What a delight and honor to be invited as a guest on the “Bronx Heroes” podcast!
My conversation with hosts Dan Zauderer and Rina Madhani was far-ranging. I got to talk about my deep affection for my home borough, growing up in a firefighting family, and how I try to stay connected to the Bronx. As I told the podcast hosts, “I don’t consider myself a Bronx hero… I’m the product of Bronx heroes.”
It’s available for listening now! I really enjoyed the conversation, and it touches on so many topics I have written about. I hope to share some good news about THAT in the near future!
Back when he was a new firefighter in 1962, my father helped pull a fellow firefighter to safety as a porch roof collapsed in a Bronx house fire. The moment was captured by a New York Daily News photographer, and it was splashed on the front page the next day. We carefully saved that front page, and my mother must have written to the Daily News and requested the 9-by-12 photo. The photo, and the fragile front page of that long-ago newspaper, are treasured family objects.
Decades later and shortly after my father died, we discovered the book NEW YORK’S BRAVEST: EIGHT DECADES OF PHOTOGRAPHS FROM THE DAILY NEWS. It’s packed with photographs of FDNY firefighting, depicting a range of terrifying, tragic, and quiet moments. And there on the cover is the photograph from 1962… the collapsing front porch of the house on E. 236th Street in the Bronx, the ladder suspended in the air, and my father, there in the window in his Engine 90 helmet, holding on to that firefighter dangling where the porch roof had been.
My father maintained the firefighter ethos of never telling us very much about the scary, heart-pounding, or disturbing parts of his job. Maybe that’s one reason why we love this photograph (and the book) so much. It shows him doing what he loved, and doing it well. On September 11th and always, I bow my head to the many firefighters who lost their lives doing what they loved, and I think of their families, who still miss them so very much.
I know there’s an image of New Yorkers being somewhat hard-boiled when visitors get googly-eyed over the charms and flash of NYC, but on a recent visit, I saw the opposite, thanks to the FDNY.
We were walking past a firehouse not far from Times Square, and the bay was open. The sun was shining and a breeze was blowing. A few firefighters in uniform, all guys, were standing in front of the engine, enjoying a quiet moment and chatting.

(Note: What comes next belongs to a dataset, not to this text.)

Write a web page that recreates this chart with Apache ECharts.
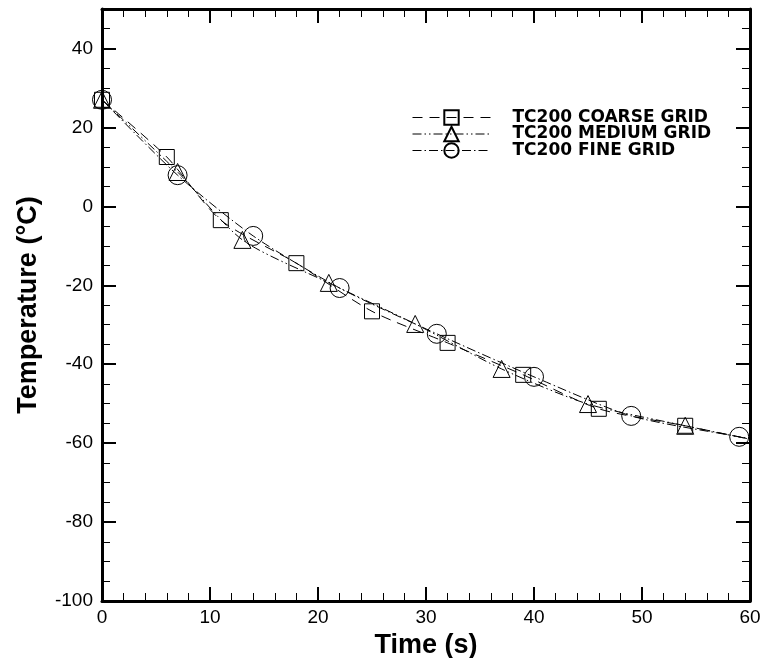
<!DOCTYPE html>
<html>
<head>
<meta charset="utf-8">
<script src="https://cdn.jsdelivr.net/npm/echarts@6/dist/echarts.min.js"></script>
<style>html,body{margin:0;padding:0;background:#fff}#c{width:765px;height:658px}</style>
</head>
<body>
<div id="c"></div>
<script>
// ---- data ----
const coarseName = 'TC200 COARSE GRID';
const mediumName = 'TC200 MEDIUM GRID';
const fineName = 'TC200 FINE GRID';

const coarseTime = [0, 6, 11, 18, 25, 32, 39, 46, 54, 60];
const coarseTemp = [27, 12.5, -3.5, -14.4, -26.6, -34.6, -42.7, -51.3, -55.6, -59];
const coarseMarked = [1, 1, 1, 1, 1, 1, 1, 1, 1, 0];

const mediumTime = [0, 7, 13, 21, 29, 37, 45, 54, 60];
const mediumTemp = [27, 8.7, -8.5, -19.4, -29.8, -41.2, -50.1, -55.6, -59];
const mediumMarked = [1, 1, 1, 1, 1, 1, 1, 1, 0];

const fineTime = [0, 7, 14, 22, 31, 40, 49, 59, 60];
const fineTemp = [27, 7.9, -7.5, -20.7, -32.3, -43.2, -53.1, -58.4, -58.8];
const fineMarked = [1, 1, 1, 1, 1, 1, 1, 1, 0];

const xTicks = [0, 10, 20, 30, 40, 50, 60];
const yTicks = [-100, -80, -60, -40, -20, 0, 20, 40];

function pts(t, v, m) {
  return t.map((x, i) => m[i] ? [x, v[i]] : { value: [x, v[i]], symbol: 'none' });
}

const chart = echarts.init(document.getElementById('c'), null, { renderer: 'canvas' });
const font = '"Liberation Sans", Arial, sans-serif';
const lineFull = { show: true, onZero: false, lineStyle: { color: '#000', width: 3 } };
const majorTick = { show: true, inside: true, length: 14, lineStyle: { color: '#000', width: 2 } };
const minorX = { show: true, splitNumber: 5, length: 8, lineStyle: { color: '#000', width: 1 } };
const minorY = { show: true, splitNumber: 4, length: 8, lineStyle: { color: '#000', width: 1 } };

const dashC = [10, 7];
const dashM = [9, 3, 1.5, 3, 1.5, 3];
const dashF = [9, 3, 1.5, 3];

function series(name, t, v, m, sym, size, dash) {
  return {
    name, type: 'line', data: pts(t, v, m), symbol: sym, symbolSize: size,
    smooth: 0.25, showAllSymbol: true, xAxisIndex: 0, yAxisIndex: 0,
    lineStyle: { color: '#000', width: 1, type: dash },
    itemStyle: { color: 'rgba(0,0,0,0)', borderColor: '#000', borderWidth: 1 },
    emphasis: { disabled: true }, z: 3
  };
}

const option = {
  animation: false,
  backgroundColor: '#fff',
  grid: { left: 102, right: 15, top: 9, bottom: 57, containLabel: false, outerBoundsMode: 'none' },
  legend: {
    orient: 'vertical', left: 412, top: 109, padding: 0, itemWidth: 78, itemHeight: 18, itemGap: -0.5,
    textStyle: { fontFamily: '"DejaVu Sans", sans-serif', fontWeight: 'bold', fontSize: 17, color: '#000', padding: [0, 0, 0, 17] },
    data: [
      { name: coarseName, lineStyle: { type: dashC, color: '#000', width: 1 } },
      { name: mediumName, lineStyle: { type: dashM, color: '#000', width: 1 } },
      { name: fineName, lineStyle: { type: dashF, color: '#000', width: 1 } }
    ]
  },
  xAxis: [
    {
      type: 'value', position: 'bottom', min: xTicks[0], max: xTicks[xTicks.length - 1], interval: 10,
      axisLine: lineFull, axisTick: majorTick, minorTick: minorX,
      splitLine: { show: false },
      axisLabel: { fontFamily: font, fontSize: 19, color: '#000', margin: 7 },
      name: 'Time (s)', nameLocation: 'middle', nameGap: 17,
      nameTextStyle: { fontFamily: font, fontWeight: 'bold', fontSize: 27, color: '#000' }
    },
    {
      type: 'value', position: 'top', min: 0, max: 60, interval: 10,
      axisLine: lineFull, axisTick: majorTick, minorTick: minorX,
      splitLine: { show: false }, axisLabel: { show: false }
    }
  ],
  yAxis: [
    {
      type: 'value', position: 'left', min: yTicks[0], max: 50, interval: 20,
      axisLine: lineFull, axisTick: majorTick, minorTick: minorY, splitLine: { show: false },
      axisLabel: { fontFamily: font, fontSize: 19, color: '#000', margin: 9, showMaxLabel: false,
        formatter: v => (yTicks.indexOf(v) >= 0 ? String(v) : '') },
      name: 'Temperature (°C)', nameLocation: 'middle', nameRotate: 90, nameGap: 60,
      nameTextStyle: { fontFamily: font, fontWeight: 'bold', fontSize: 27, color: '#000' }
    },
    {
      type: 'value', position: 'right', min: -100, max: 50, interval: 20,
      axisLine: lineFull, axisTick: majorTick, minorTick: minorY, splitLine: { show: false }, axisLabel: { show: false }
    }
  ],
  series: [
    series(coarseName, coarseTime, coarseTemp, coarseMarked, 'rect', 15, dashC),
    series(mediumName, mediumTime, mediumTemp, mediumMarked, 'triangle', 17, dashM),
    series(fineName, fineTime, fineTemp, fineMarked, 'circle', 19, dashF)
  ]
};
chart.setOption(option);
</script>
</body>
</html>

Maybe it was the music that got our attention. We turned to see a pedicab going by, blasting Jay-Z’s “Empire State of Mind,” with the vocals of Alica Keys soaring over the traffic sounds. And in the back of the pedicab, a woman flashed a huge smile at the firefighters and shouted, “Hey, boys!” She held up her phone and snapped a photo as they smiled and waved. No one was trying to play it cool.
It was a small moment, but there was not a trace of “jaded New Yorker” to be seen anywhere. The pedicab continued ferrying its enthusiastic passenger, the firefighters chuckled, and we were left with smiles that lasted more than a few blocks.
As writers, we get used to leaning into headwinds, persevering through all of the rejections and maybes and the waiting. Then when something wonderful happens, it’s a shock to the system!
Yesterday, my poem about growing up in the Bronx appeared in the New York Times. Right there in the Metropolitan Diary section of the Sunday Times was “Ars Poetica, Bronx,” a poem I wrote about how I became a poet. It was inspired by a prompt from a class on poetic forms, taught by poet Georgia Heard in spring 2021. It was written in my favorite time of day, when I rise at 5 a.m. to enjoy an hour or two of writing time before the world wakes up, a ritual known to many writers as #5amwritersclub.
Sharing the poem brought me so much joy yesterday– and enthusiastic responses from friends and family in Massachusetts and New York, California and Ireland, the UK and Brazil. It brought back vivid memories of the breakfast table in our apartment in the Bronx, where the Times was a fixture.
When the “yes” days happen, it’s important to savor them! Yesterday was a “yes” day.